Prompt »
Extract each line of the material that follows exactly and omit its pictures.
* BEGIN Stored data *
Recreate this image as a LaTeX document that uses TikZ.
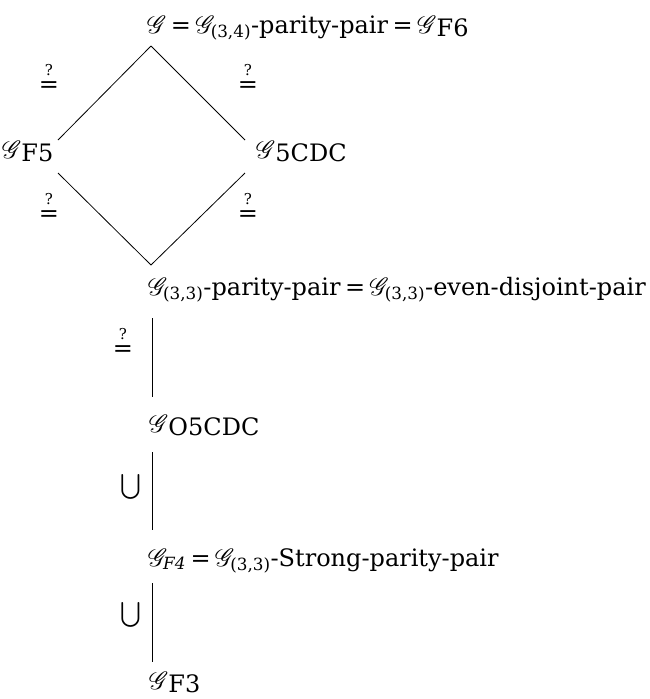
\documentclass[tikz,border=0pt]{standalone}
\usepackage{fontspec}
\usepackage{amsmath}
\usepackage{mathrsfs}
\setmainfont{DejaVu Serif}
\newcommand{\GG}{\ensuremath{\mathscr{G}}}
\newcommand{\Gsub}[1]{\GG\raisebox{-0.16em}{#1}}
\newcommand{\Gsmall}[1]{\ensuremath{\mathscr{G}_{\text{#1}}}}
\newcommand{\myeq}{\kern4.5pt=\kern4.5pt}
\newcommand{\qeq}{\shortstack{{\fontsize{15}{15}\selectfont ?}\\[3pt]{=}}}
\begin{document}
\begin{tikzpicture}[x=1pt,y=-1pt,
  lbl/.style={inner sep=0pt,outer sep=0pt,anchor=base west,font=\fontsize{24}{28}\selectfont},
  rel/.style={inner sep=0pt,outer sep=0pt,anchor=center,font=\fontsize{24}{28}\selectfont},
  edge/.style={line width=0.8pt,black}]
\useasboundingbox (0,0) rectangle (650,699);
% texts
\node[lbl] (top) at (147,33) {\GG\myeq\Gsmall{(3,4)}-parity-pair\myeq\Gsub{F6}};
\node[lbl] (f5) at (2,158) {\Gsub{F5}};
\node[lbl] (c5) at (256,158) {\Gsub{5CDC}};
\node[lbl] (mid) at (148,295) {\Gsmall{(3,3)}-parity-pair\myeq\Gsmall{(3,3)}-even-disjoint-pair};
\node[lbl] (o5) at (149,432) {\Gsub{O5CDC}};
\node[lbl] (f4) at (148,566) {$\mathscr{G}_{\textit{F4}}$\myeq\Gsmall{(3,3)}-Strong-parity-pair};
\node[lbl] (f3) at (149,689) {\Gsub{F3}};
% diamond vertices
\coordinate (tv) at (151,46);
\coordinate (l1) at (58,140);
\coordinate (r1) at (245,140);
\coordinate (l2) at (58,173);
\coordinate (r2) at (245,173);
\coordinate (bv) at (151,265);
\draw[edge] (tv) -- (l1);
\draw[edge] (tv) -- (r1);
\draw[edge] (l2) -- (bv);
\draw[edge] (r2) -- (bv);
% vertical connectors
\coordinate (v1a) at (152,318);
\coordinate (v1b) at (152,397);
\coordinate (v2a) at (152,452);
\coordinate (v2b) at (152,530);
\coordinate (v3a) at (152,583);
\coordinate (v3b) at (152,662);
\draw[edge] (v1a) -- (v1b);
\draw[edge] (v2a) -- (v2b);
\draw[edge] (v3a) -- (v3b);
% relation labels
\node[rel] (q1) at (49,78) {\qeq};
\node[rel] (q2) at (248,78) {\qeq};
\node[rel] (q3) at (49,207) {\qeq};
\node[rel] (q4) at (248,207) {\qeq};
\node[rel] (q5) at (123,342) {\qeq};
\node[rel] (u1) at (131,487) {$\bigcup$};
\node[rel] (u2) at (131,615) {$\bigcup$};
\end{tikzpicture}
\end{document}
* END Stored data *
The solution »
Recreate this image as a LaTeX document that uses TikZ.
\documentclass[tikz,border=0pt]{standalone}
\usepackage{fontspec}
\usepackage{amsmath}
\usepackage{mathrsfs}
\setmainfont{DejaVu Serif}
\newcommand{\GG}{\ensuremath{\mathscr{G}}}
\newcommand{\Gsub}[1]{\GG\raisebox{-0.16em}{#1}}
\newcommand{\Gsmall}[1]{\ensuremath{\mathscr{G}_{\text{#1}}}}
\newcommand{\myeq}{\kern4.5pt=\kern4.5pt}
\newcommand{\qeq}{\shortstack{{\fontsize{15}{15}\selectfont ?}\\[3pt]{=}}}
\begin{document}
\begin{tikzpicture}[x=1pt,y=-1pt,
  lbl/.style={inner sep=0pt,outer sep=0pt,anchor=base west,font=\fontsize{24}{28}\selectfont},
  rel/.style={inner sep=0pt,outer sep=0pt,anchor=center,font=\fontsize{24}{28}\selectfont},
  edge/.style={line width=0.8pt,black}]
\useasboundingbox (0,0) rectangle (650,699);
% texts
\node[lbl] (top) at (147,33) {\GG\myeq\Gsmall{(3,4)}-parity-pair\myeq\Gsub{F6}};
\node[lbl] (f5) at (2,158) {\Gsub{F5}};
\node[lbl] (c5) at (256,158) {\Gsub{5CDC}};
\node[lbl] (mid) at (148,295) {\Gsmall{(3,3)}-parity-pair\myeq\Gsmall{(3,3)}-even-disjoint-pair};
\node[lbl] (o5) at (149,432) {\Gsub{O5CDC}};
\node[lbl] (f4) at (148,566) {$\mathscr{G}_{\textit{F4}}$\myeq\Gsmall{(3,3)}-Strong-parity-pair};
\node[lbl] (f3) at (149,689) {\Gsub{F3}};
% diamond vertices
\coordinate (tv) at (151,46);
\coordinate (l1) at (58,140);
\coordinate (r1) at (245,140);
\coordinate (l2) at (58,173);
\coordinate (r2) at (245,173);
\coordinate (bv) at (151,265);
\draw[edge] (tv) -- (l1);
\draw[edge] (tv) -- (r1);
\draw[edge] (l2) -- (bv);
\draw[edge] (r2) -- (bv);
% vertical connectors
\coordinate (v1a) at (152,318);
\coordinate (v1b) at (152,397);
\coordinate (v2a) at (152,452);
\coordinate (v2b) at (152,530);
\coordinate (v3a) at (152,583);
\coordinate (v3b) at (152,662);
\draw[edge] (v1a) -- (v1b);
\draw[edge] (v2a) -- (v2b);
\draw[edge] (v3a) -- (v3b);
% relation labels
\node[rel] (q1) at (49,78) {\qeq};
\node[rel] (q2) at (248,78) {\qeq};
\node[rel] (q3) at (49,207) {\qeq};
\node[rel] (q4) at (248,207) {\qeq};
\node[rel] (q5) at (123,342) {\qeq};
\node[rel] (u1) at (131,487) {$\bigcup$};
\node[rel] (u2) at (131,615) {$\bigcup$};
\end{tikzpicture}
\end{document}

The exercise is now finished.